The idea of the rich living more cheaply than the poor is explored by Terry Pratchett in his novel Men at Arms: The Play. The logic of Captain Vimes in the novel is irrefutable:,
“The reason that the rich were so rich, Vimes reasoned, was because they managed to spend less money.
Take boots, for example. He earned thirty-eight dollars a month plus allowances. A really good pair of leather boots cost fifty dollars. But an affordable pair of boots, which were sort of OK for a season or two and then leaked like hell when the cardboard gave out, cost about ten dollars. Those were the kind of boots Vimes always bought, and wore until the soles were so thin that he could tell where he was in Ankh-Morpork on a foggy night by the feel of the cobbles.
But the thing was that good boots lasted for years and years.
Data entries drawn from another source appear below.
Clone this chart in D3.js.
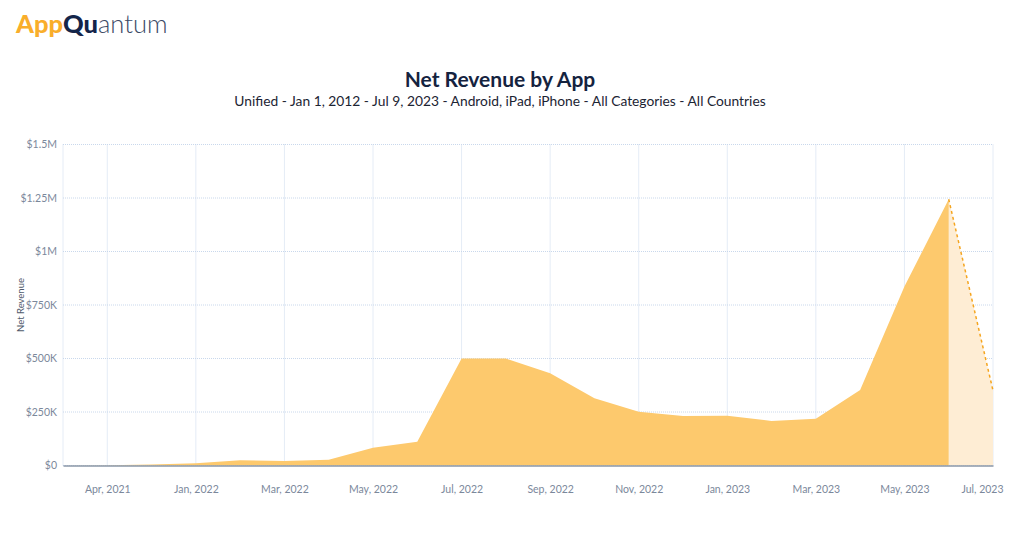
<!DOCTYPE html>
<html>
  <head>
    <meta charset="utf-8">
    <style>
      body { margin: 0; background: #fff; }
      svg { display: block; font-family: Lato, "Open Sans", sans-serif; }
    </style>
  </head>
  <body>
    <script src="https://d3js.org/d3.v7.min.js"></script>
    <script type="text/javascript">
      const width = 1024;
      const height = 540;
      const margin = { top: 144.5, right: 31, bottom: 74.5, left: 63 };

      // monthly categories (months without data are skipped by the source axis)
      const months = [
        'Mar, 2021', 'Apr, 2021', 'Dec, 2021', 'Jan, 2022', 'Feb, 2022', 'Mar, 2022',
        'Apr, 2022', 'May, 2022', 'Jun, 2022', 'Jul, 2022', 'Aug, 2022', 'Sep, 2022',
        'Oct, 2022', 'Nov, 2022', 'Dec, 2022', 'Jan, 2023', 'Feb, 2023', 'Mar, 2023',
        'Apr, 2023', 'May, 2023', 'Jun, 2023', 'Jul, 2023'
      ];
      const revenue = [
        500, 1500, 4500, 10000, 24000, 21000,
        27000, 83000, 111000, 500000, 500000, 431000,
        314000, 251000, 231000, 233000, 208000, 219000,
        353000, 836000, 1244000, 350000
      ];
      const xTickLabels = [
        'Apr, 2021', 'Jan, 2022', 'Mar, 2022', 'May, 2022', 'Jul, 2022', 'Sep, 2022',
        'Nov, 2022', 'Jan, 2023', 'Mar, 2023', 'May, 2023', 'Jul, 2023'
      ];
      const yTicks = [0, 250000, 500000, 750000, 1000000, 1250000, 1500000];
      const yTickLabels = ['$0', '$250K', '$500K', '$750K', '$1M', '$1.25M', '$1.5M'];
      // last month is partial, drawn as a projection
      const projectedFrom = 'Jun, 2023';

      const data = months.map((m, i) => ({ label: m, value: revenue[i] }));
      const splitIndex = months.indexOf(projectedFrom);
      const actual = data.slice(0, splitIndex + 1);
      const projected = data.slice(splitIndex);

      const scaleX = d3.scalePoint()
        .domain(months)
        .range([margin.left, width - margin.right]);
      const scaleY = d3.scaleLinear()
        .domain([0, 1500000])
        .range([height - margin.bottom, margin.top]);

      const svg = d3.select('body')
        .append('svg')
        .attr('width', width)
        .attr('height', height);

      // logo
      const logo = svg.append('text')
        .attr('x', 16)
        .attr('y', 33)
        .attr('font-family', 'Lato, sans-serif')
        .attr('font-size', 25.5);
      logo.append('tspan').attr('fill', '#f9ae2b').attr('font-weight', 900).text('App');
      logo.append('tspan').attr('fill', '#14254a').attr('font-weight', 900).text('Qu');
      logo.append('tspan').attr('fill', '#3c4a66').attr('font-weight', 300).text('antum');

      // title
      svg.append('text')
        .attr('x', width / 2 - 12)
        .attr('y', 87)
        .attr('text-anchor', 'middle')
        .attr('font-size', 21)
        .attr('font-weight', 700)
        .attr('fill', '#15233f')
        .text('Net Revenue by App');
      svg.append('text')
        .attr('x', width / 2 - 12)
        .attr('y', 106)
        .attr('text-anchor', 'middle')
        .attr('font-size', 13.8)
        .attr('fill', '#1c2433')
        .text('Unified - Jan 1, 2012 - Jul 9, 2023 - Android, iPad, iPhone - All Categories - All Countries');

      // grid
      const grid = svg.append('g')
        .attr('stroke', '#c9d8ec')
        .attr('stroke-width', 1)
        .attr('stroke-dasharray', '1,1');
      grid.selectAll('line.h')
        .data(yTicks)
        .enter()
        .append('line')
        .attr('x1', margin.left)
        .attr('x2', width - margin.right)
        .attr('y1', (d) => scaleY(d))
        .attr('y2', (d) => scaleY(d));
      grid.selectAll('line.v')
        .data([months[0]].concat(xTickLabels))
        .enter()
        .append('line')
        .attr('x1', (d) => scaleX(d))
        .attr('x2', (d) => scaleX(d))
        .attr('y1', margin.top)
        .attr('y2', height - margin.bottom);

      // areas
      const area = d3.area()
        .x((d) => scaleX(d.label))
        .y0(scaleY(0))
        .y1((d) => scaleY(d.value));
      svg.append('path')
        .datum(projected)
        .attr('d', area)
        .attr('fill', '#feedd4');
      svg.append('path')
        .datum(actual)
        .attr('d', area)
        .attr('fill', '#fdc96d');

      const line = d3.line()
        .x((d) => scaleX(d.label))
        .y((d) => scaleY(d.value));
      svg.append('path')
        .datum(projected)
        .attr('d', line)
        .attr('fill', 'none')
        .attr('stroke', '#f5a51f')
        .attr('stroke-width', 1.5)
        .attr('stroke-dasharray', '3,3');

      // y axis
      const axisLeft = d3.axisLeft(scaleY)
        .tickValues(yTicks)
        .tickSize(0)
        .tickPadding(6)
        .tickFormat((d, i) => yTickLabels[i]);
      svg.append('g')
        .attr('transform', `translate(${margin.left}, 0)`)
        .call(axisLeft)
        .call((g) => g.select('.domain').remove())
        .call((g) => g.selectAll('text')
          .attr('font-family', 'Lato, sans-serif')
          .attr('font-size', 10.5)
          .attr('fill', '#7b889b'));

      svg.append('text')
        .attr('transform', `translate(24, ${(margin.top + height - margin.bottom) / 2}) rotate(-90)`)
        .attr('text-anchor', 'middle')
        .attr('font-size', 9.5)
        .attr('fill', '#4f5a6b')
        .text('Net Revenue');

      // x axis
      const axisBottom = d3.axisBottom(scaleX)
        .tickValues(xTickLabels)
        .tickSize(0)
        .tickPadding(20);
      const xAxis = svg.append('g')
        .attr('transform', `translate(0, ${height - margin.bottom})`)
        .call(axisBottom);
      xAxis.select('.domain')
        .attr('stroke', '#8a97a9')
        .attr('stroke-width', 1.5);
      xAxis.selectAll('text')
        .attr('font-family', 'Lato, sans-serif')
        .attr('font-size', 10.5)
        .attr('fill', '#7b889b')
        .attr('dx', (d, i) => (i === xTickLabels.length - 1 ? -11 : 0));
    </script>
  </body>
</html>
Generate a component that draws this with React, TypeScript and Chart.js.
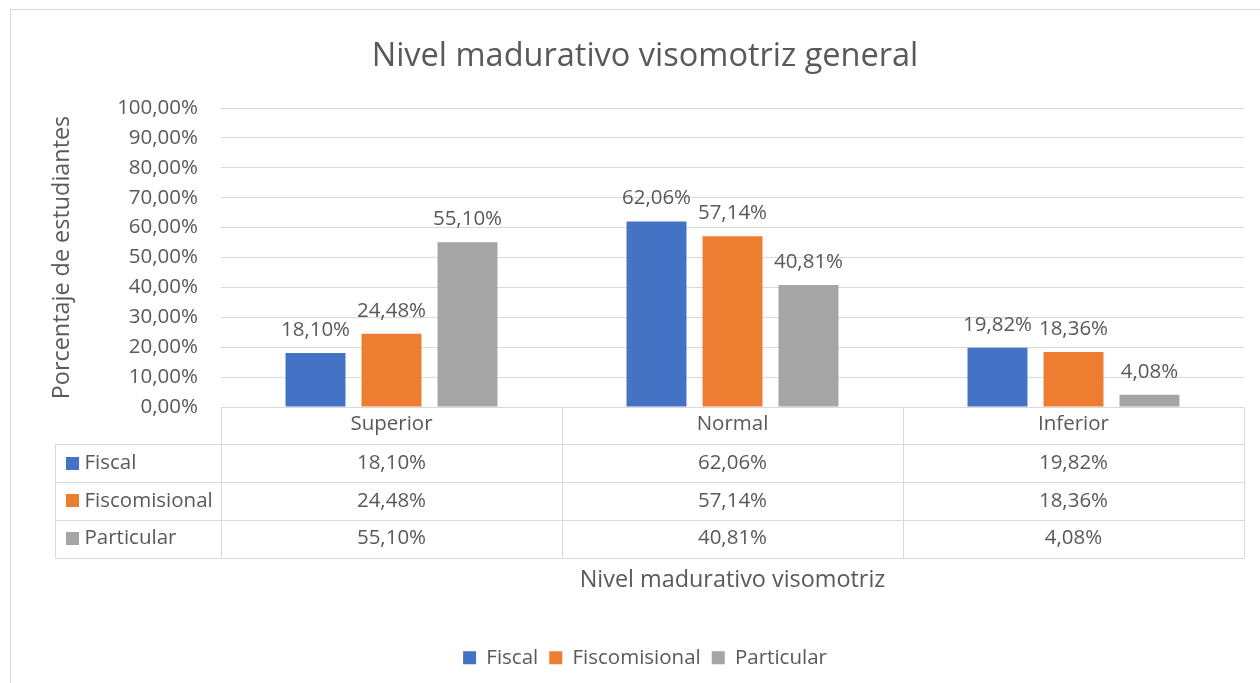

A man who could afford fifty dollars had a pair of boots that’d still be keeping his feet dry in ten years’ time, while the poor man who could only afford cheap boots would have spent a hundred dollars on boots in the same time and would still have wet feet.
This was the Captain Samuel Vimes’ ‘Boots’ theory of socioeconomic unfairness.”
Vimes is a man who would have shook his head at the thought of being unable to save £238 per year.